As for “Field of Dreams,” the most memorable scene in the movie is when Ray’s father, John, arrives at the baseball field, and father and son play catch.

“It’s so beautiful here — for me it’s like a dream come true,” says John. “Is this heaven?” he asks.

Ray replies, “It’s Iowa.”

“I could have swore it was heaven,” says John.

“Is there a heaven?” asks Ray.

“Oh yeah,” says John. “It’s the place dreams come true.”

Ray looks around the field, then over at his wife and daughter sitting on the porch swing, before turning back to his father. “Maybe this is heaven,” he says. A moment later, he asks his “dad” if he wants to have a game of catch. It’s a tearjerker of a moment.

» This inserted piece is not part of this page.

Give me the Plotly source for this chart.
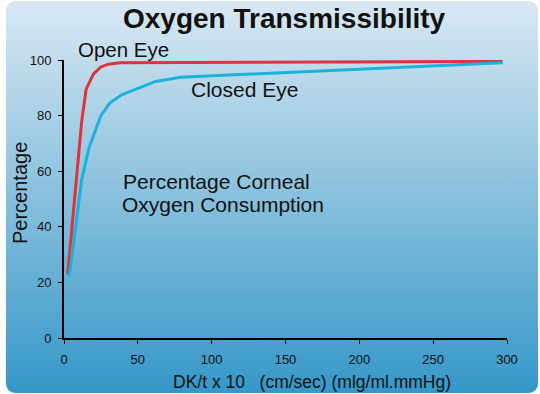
import base64
import plotly.graph_objects as go

# ---- data ----
open_x = [2.5, 12, 15, 20, 25, 30, 38, 297]
open_y = [23, 78, 89.5, 95, 97.5, 98.5, 99, 99.5]
closed_x = [3.5, 12, 17, 25, 31, 39, 62, 79, 297]
closed_y = [22, 57, 68.5, 80, 84.5, 87.5, 92.3, 93.8, 99]
x_ticks = [0, 50, 100, 150, 200, 250, 300]
y_ticks = [0, 20, 40, 60, 80, 100]

W, H = 540, 394
L, R, T, B = 64, 33, 60, 56
PW, PH = W - L - R, H - T - B

svg = f'''<svg xmlns="http://www.w3.org/2000/svg" width="{W}" height="{H}" viewBox="0 0 {W} {H}" preserveAspectRatio="none">
<defs><linearGradient id="g" x1="0" y1="0" x2="0" y2="1">
<stop offset="0" stop-color="#d9e8f3"/>
<stop offset="0.5" stop-color="#88c0dd"/>
<stop offset="1" stop-color="#3597c8"/>
</linearGradient></defs>
<rect x="6" y="1" width="532" height="392" rx="9" ry="9" fill="url(#g)"/>
</svg>'''
src = "data:image/svg+xml;base64," + base64.b64encode(svg.encode()).decode()

FONT = "Liberation Sans, Arial, Helvetica, sans-serif"

fig = go.Figure()
fig.add_trace(go.Scatter(x=open_x, y=open_y, mode="lines",
                         line=dict(color="#e1313d", width=3), hoverinfo="skip"))
fig.add_trace(go.Scatter(x=closed_x, y=closed_y, mode="lines",
                         line=dict(color="#1bb3dc", width=3), hoverinfo="skip"))

fig.add_layout_image(dict(
    source=src, xref="paper", yref="paper",
    x=-L / PW, y=1 + T / PH, sizex=W / PW, sizey=H / PH,
    xanchor="left", yanchor="top", sizing="stretch", layer="below"))

axis_common = dict(showline=True, linecolor="black", linewidth=2, showgrid=False,
                   zeroline=False, ticks="outside", ticklen=4, tickwidth=1,
                   tickcolor="black", tickfont=dict(family=FONT, size=13, color="#111"))
fig.update_xaxes(range=[0, 300], tickvals=x_ticks, ticklabelstandoff=4, **axis_common)
fig.update_yaxes(range=[0, 100], tickvals=y_ticks, ticklabelstandoff=4, **axis_common)

def px2paper(xp, yp):
    return (xp - L) / PW, 1 - (yp - T) / PH

annots = [
    ("<b>Oxygen Transmissibility</b>", 284, 18, 28, 0),
    ("Open Eye", 123, 49, 20.5, 0),
    ("Closed Eye", 244, 89, 21, 0),
    ("Percentage Corneal", 216, 181, 21, 0),
    ("Oxygen Consumption", 222.7, 204, 21, 0),
    ("DK/t x 10\u00a0\u00a0\u00a0(cm/sec) (mlg/ml.mmHg)", 311.5, 382, 17.5, 0),
    ("Percentage", 20, 193, 20, -90),
]
for text, xp, yp, size, ang in annots:
    ax, ay = px2paper(xp, yp)
    fig.add_annotation(text=text, x=ax, y=ay, xref="paper", yref="paper",
                       xanchor="center", yanchor="middle", showarrow=False,
                       textangle=ang, font=dict(family=FONT, size=size, color="#111"))

fig.update_layout(width=W, height=H, margin=dict(l=L, r=R, t=T, b=B),
                  paper_bgcolor="white", plot_bgcolor="rgba(0,0,0,0)",
                  showlegend=False)

fig.write_html("out.html", config={"displayModeBar": False},
               post_script="document.body.style.margin='0';document.body.style.overflow='hidden';")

While Ray and his father play catch under the lights, headlights from a line of cars approaching are seen off in the distance, bringing people to the field. The inference is that Ray’s actions to build the baseball field were not inane, and they would bring prosperity.

Proving that point in reality, not fiction, is that Becky and Don Lansing, owners of the Lansing Farm in Dyersville, Iowa, where the field is located, turned the site into a successful tourist attraction. In October 2011, a company called Go the Distance Baseball purchased the property to maintain the operation. (fieldofdreamsmoviesite.com/.)

The house that was used in the movie, can be rented per night. Go the Distance hosts events, including the Ghost Players, formed by nearby resident farmer, Keith Rahe, who play baseball on the field. On June 15, Go the Distance celebrated the movie’s 30th anniversary on the property.

It’s hard to believe when the film was released in April of 1989, it earned a pedestrian $531,346 during its opening weekend at the box office. It would go on to gross $84,431,625 worldwide.

The message is simple: follow your dreams, no matter how big or small.

If you build it, who knows, you may get to toss the ball around, and make some cherished memories.